Hall, a social consciousness strategic adviser at Eileen Fisher in Irvington, is concerned with sustainability and social consciousness both in her corporate role and in her day-to-day life. These values, she said, she saw reflected in the county, too.
“I thought about (how) we are a very aware and active community in Ossining and the surrounding villages,” she said. “We have a really active kind of climate-oriented population — also social justice — and those are the things that I personally have been working on professionally for a really long time and that really means a lot to me as an individual. So, I thought it would be really great to have that be a slice of this bookstore.”
She concluded that she wanted to start this bookstore to sell used books of all genres in addition to a selection of new books focusing on social and environmental justice themes, and by and about women and people of color and other historically marginalized voices that may not always be showcased in the average bookstore.
There will also be artwork and crafts from local artisans and vendors available in the store, along with used vinyl records for sale.
Aside from the retail aspect, Hall hopes that it will also be a place where members of the community can gather to enjoy the space, read, have conversations and even host and attend events centered on literary and artistic topics.
“I want to just to make this a place where people feel welcome, where anybody in the town feels welcome,” she said. “A place where all the different threads of the town intersect.
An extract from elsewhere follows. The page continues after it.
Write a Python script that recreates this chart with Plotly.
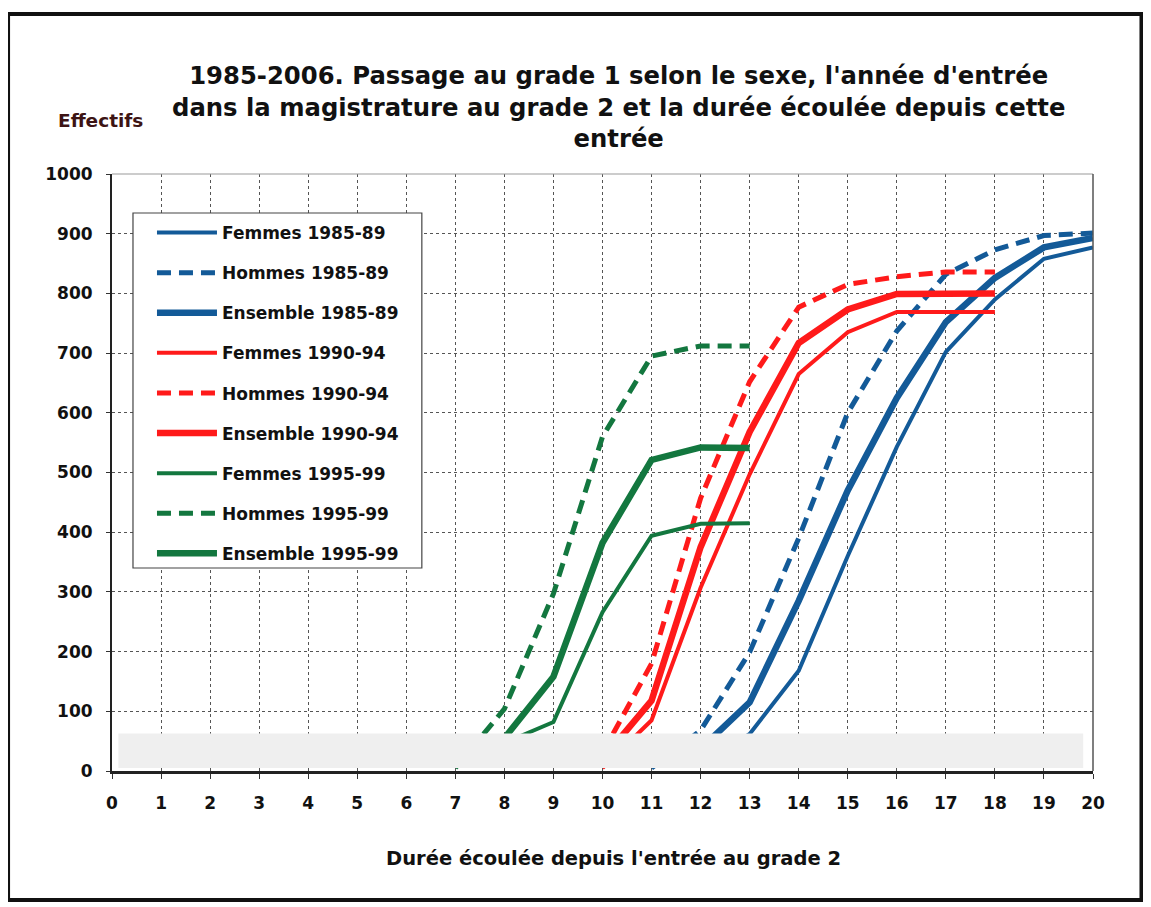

That’s where the idea was born.”
Although Hall hasn’t launched it yet, she also envisions partnerships with other businesses and organizations, many of which she views as similarly community-minded.
She views the bookstore as a complement to other businesses in the area, and has even used the bookstore’s social media pages to recognize other Hudson Valley bookstores and other Ossining businesses such as Penny & Ting and Sing Sing Kill Brewery.
Hall is continuing to fundraise for startup costs through an IndieGoGo campaign, which at mid-August was almost a quarter of the way to its $50,000 goal. She noted her gratification at how many people, some of whom she has never met, were eager to donate and believe in the need for such a bookstore.
“It’s about 70 people (who have donated so far) and I’d say that at least a third of the people who have supported it, I have never met,” she said. “And it’s really almost all individuals and, to my knowledge, as far as I can tell, one business in the area.”
In addition to monetary contributions, many people are interested in donating their used books to the store. So many, in fact, that Hall has had to pause taking the donations; she now has more than 4,000 books.
When Hudson Valley Books for Humanity opens in the Olive Opera House on Central Avenue sometime in October, Hall said that she will have a solid inventory of used books to start out with, and will begin curating a selection of new books as well.
Hall has also received input from other community members and business owners through her advisory group, offering a perspective on a variety of topics essential to opening, including business plans, costs, social media, market research and identifying artists and vendors from around the Hudson Valley to carry in the store.
Hudson Valley Books for Humanity will add to a small landscape of used bookstores in the Westchester area, including Bruised Apple Books in Peekskill, Blind Dog Books in Chappaqua and Booksy Galore in Pound Ridge, the last of which also sells a combination of used and new books.